С принципиальной для Сёрля точки зрения, как мы полагаем, этическая взаимность свободных субъектов и формальная взаимность как следствие общезначимости языка принципиально неразделимы, поскольку нельзя разделить процесс формирования человеческого поведения и условия формирования языка. Язык – это практика, и в том числе и не в последнюю очередь – практика свободы в условиях институциональной реальности. Суть этой практики состоит в том, что, давая обещание, человек как бы пересекает некоторую границу и открывает новую сферу значений с точки зрения первого лица и уже с этой позиции наделяет тривиальную общезначимость языка этическим смыслом взаимности свободных субъектов. Другими словами, человек учится свободе в многообразных языковых практиках, создавая всё новые формы обязательств и репрезентируя их посредством обещаний.
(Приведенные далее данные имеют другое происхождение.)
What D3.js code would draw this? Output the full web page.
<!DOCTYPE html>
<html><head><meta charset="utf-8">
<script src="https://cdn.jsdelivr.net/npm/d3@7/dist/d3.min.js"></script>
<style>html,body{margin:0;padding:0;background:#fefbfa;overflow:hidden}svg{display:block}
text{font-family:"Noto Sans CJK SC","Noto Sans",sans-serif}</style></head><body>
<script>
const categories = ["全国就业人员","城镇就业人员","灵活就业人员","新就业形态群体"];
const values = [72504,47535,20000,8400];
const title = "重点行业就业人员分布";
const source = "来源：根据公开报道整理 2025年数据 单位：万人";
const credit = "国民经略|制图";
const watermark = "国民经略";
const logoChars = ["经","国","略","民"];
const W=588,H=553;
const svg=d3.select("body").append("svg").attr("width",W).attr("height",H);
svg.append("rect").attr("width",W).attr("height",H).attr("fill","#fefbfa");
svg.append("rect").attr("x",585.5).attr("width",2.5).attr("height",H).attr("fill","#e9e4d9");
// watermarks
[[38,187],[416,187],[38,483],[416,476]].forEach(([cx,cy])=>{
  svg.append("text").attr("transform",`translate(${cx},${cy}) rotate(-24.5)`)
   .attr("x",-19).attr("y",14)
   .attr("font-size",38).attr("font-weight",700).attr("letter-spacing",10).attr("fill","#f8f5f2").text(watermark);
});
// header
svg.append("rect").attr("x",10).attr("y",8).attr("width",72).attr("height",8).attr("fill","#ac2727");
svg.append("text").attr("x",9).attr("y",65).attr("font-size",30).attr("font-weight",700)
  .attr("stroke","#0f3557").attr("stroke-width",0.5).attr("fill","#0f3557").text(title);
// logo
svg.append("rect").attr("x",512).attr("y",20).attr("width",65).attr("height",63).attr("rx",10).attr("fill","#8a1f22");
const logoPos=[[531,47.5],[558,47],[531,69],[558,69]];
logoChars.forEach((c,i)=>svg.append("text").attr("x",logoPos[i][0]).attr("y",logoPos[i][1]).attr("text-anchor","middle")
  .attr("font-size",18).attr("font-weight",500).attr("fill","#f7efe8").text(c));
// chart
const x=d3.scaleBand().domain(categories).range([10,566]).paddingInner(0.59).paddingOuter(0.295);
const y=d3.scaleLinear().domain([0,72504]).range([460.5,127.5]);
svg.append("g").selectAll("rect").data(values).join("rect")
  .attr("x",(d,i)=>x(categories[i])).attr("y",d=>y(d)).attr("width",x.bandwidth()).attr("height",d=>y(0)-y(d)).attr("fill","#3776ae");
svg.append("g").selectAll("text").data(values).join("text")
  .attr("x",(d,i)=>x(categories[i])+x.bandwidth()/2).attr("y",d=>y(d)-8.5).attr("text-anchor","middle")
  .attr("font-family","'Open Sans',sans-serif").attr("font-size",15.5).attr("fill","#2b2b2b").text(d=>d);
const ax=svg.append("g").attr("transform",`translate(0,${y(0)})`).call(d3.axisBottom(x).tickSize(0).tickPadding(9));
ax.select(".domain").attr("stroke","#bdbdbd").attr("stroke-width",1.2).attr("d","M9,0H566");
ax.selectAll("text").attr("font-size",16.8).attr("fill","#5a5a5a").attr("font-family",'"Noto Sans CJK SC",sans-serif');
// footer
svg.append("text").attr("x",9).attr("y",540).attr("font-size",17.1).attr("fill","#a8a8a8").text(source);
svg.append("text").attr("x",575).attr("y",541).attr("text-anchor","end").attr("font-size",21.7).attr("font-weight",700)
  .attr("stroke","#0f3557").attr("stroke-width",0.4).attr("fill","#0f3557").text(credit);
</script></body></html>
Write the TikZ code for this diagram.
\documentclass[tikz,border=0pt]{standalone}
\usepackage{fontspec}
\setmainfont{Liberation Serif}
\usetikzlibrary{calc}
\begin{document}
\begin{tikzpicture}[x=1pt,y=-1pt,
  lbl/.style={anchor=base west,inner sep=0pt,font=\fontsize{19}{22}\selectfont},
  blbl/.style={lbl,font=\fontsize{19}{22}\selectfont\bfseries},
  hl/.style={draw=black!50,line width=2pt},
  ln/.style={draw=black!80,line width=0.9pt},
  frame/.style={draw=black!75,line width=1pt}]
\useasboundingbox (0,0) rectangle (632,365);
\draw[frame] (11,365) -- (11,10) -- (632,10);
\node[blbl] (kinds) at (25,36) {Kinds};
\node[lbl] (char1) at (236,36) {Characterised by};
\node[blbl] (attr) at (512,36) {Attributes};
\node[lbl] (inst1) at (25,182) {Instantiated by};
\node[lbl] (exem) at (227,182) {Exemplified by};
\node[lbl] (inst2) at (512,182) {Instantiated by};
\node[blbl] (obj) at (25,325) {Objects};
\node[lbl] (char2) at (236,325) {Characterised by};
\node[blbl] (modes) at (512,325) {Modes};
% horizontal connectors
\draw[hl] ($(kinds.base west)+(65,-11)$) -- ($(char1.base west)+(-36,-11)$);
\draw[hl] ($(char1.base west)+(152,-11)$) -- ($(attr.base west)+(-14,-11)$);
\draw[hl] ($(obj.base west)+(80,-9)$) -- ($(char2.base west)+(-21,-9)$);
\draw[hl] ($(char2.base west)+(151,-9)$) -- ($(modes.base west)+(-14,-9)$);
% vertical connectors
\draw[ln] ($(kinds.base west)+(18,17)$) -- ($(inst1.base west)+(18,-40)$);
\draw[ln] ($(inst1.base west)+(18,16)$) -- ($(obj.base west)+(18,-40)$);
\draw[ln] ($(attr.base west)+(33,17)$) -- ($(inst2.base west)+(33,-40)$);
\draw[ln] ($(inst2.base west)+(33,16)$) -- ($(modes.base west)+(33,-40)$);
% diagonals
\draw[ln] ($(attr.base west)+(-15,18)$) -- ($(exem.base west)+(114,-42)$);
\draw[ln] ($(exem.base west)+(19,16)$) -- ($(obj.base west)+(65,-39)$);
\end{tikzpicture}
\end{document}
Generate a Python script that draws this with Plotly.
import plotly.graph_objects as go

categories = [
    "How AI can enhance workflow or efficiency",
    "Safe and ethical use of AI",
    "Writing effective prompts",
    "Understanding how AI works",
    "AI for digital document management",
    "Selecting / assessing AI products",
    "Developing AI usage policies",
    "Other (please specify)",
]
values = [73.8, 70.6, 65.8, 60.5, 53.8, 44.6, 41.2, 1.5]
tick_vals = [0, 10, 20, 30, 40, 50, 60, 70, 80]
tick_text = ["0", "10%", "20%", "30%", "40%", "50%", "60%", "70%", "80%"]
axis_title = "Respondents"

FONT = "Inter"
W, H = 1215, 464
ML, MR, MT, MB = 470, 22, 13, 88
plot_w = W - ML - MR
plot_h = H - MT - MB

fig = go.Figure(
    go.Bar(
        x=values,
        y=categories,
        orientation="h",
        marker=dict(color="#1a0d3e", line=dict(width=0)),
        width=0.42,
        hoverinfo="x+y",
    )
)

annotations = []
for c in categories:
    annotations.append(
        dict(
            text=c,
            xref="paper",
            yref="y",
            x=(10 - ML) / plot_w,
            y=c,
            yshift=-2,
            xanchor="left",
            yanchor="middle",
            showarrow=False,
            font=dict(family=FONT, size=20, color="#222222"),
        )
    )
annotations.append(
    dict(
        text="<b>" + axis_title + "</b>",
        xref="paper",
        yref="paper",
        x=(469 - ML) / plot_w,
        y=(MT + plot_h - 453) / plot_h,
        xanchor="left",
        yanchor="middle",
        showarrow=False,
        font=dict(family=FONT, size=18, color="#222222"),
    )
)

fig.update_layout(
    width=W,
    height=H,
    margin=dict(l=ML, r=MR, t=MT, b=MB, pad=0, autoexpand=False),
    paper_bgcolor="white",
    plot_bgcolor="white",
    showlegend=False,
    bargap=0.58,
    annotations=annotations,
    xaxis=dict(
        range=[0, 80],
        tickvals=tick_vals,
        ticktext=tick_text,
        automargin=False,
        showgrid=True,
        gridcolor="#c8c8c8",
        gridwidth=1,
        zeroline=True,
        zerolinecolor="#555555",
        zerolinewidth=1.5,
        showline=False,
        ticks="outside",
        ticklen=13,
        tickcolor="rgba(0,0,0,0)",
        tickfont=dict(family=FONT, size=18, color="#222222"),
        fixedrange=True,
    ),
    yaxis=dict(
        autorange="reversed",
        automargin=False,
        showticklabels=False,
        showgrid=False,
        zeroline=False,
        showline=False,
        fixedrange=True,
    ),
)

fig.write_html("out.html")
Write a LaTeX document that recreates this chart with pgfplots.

В теории Сёрля, учитывая развитие его теоретической программы, можно выделить три понятия сознания.
1. Сознание как «сечение в мире», граница между «значимым» и «незначимым».
2. Сознание как коллективная интенциональность, источник институциональных фактов в широком смысле.
3. Сознание личности, производящее особый класс институциональных фактов – «обещаний/обязательств» – значимых исключительно с позиции первого лица.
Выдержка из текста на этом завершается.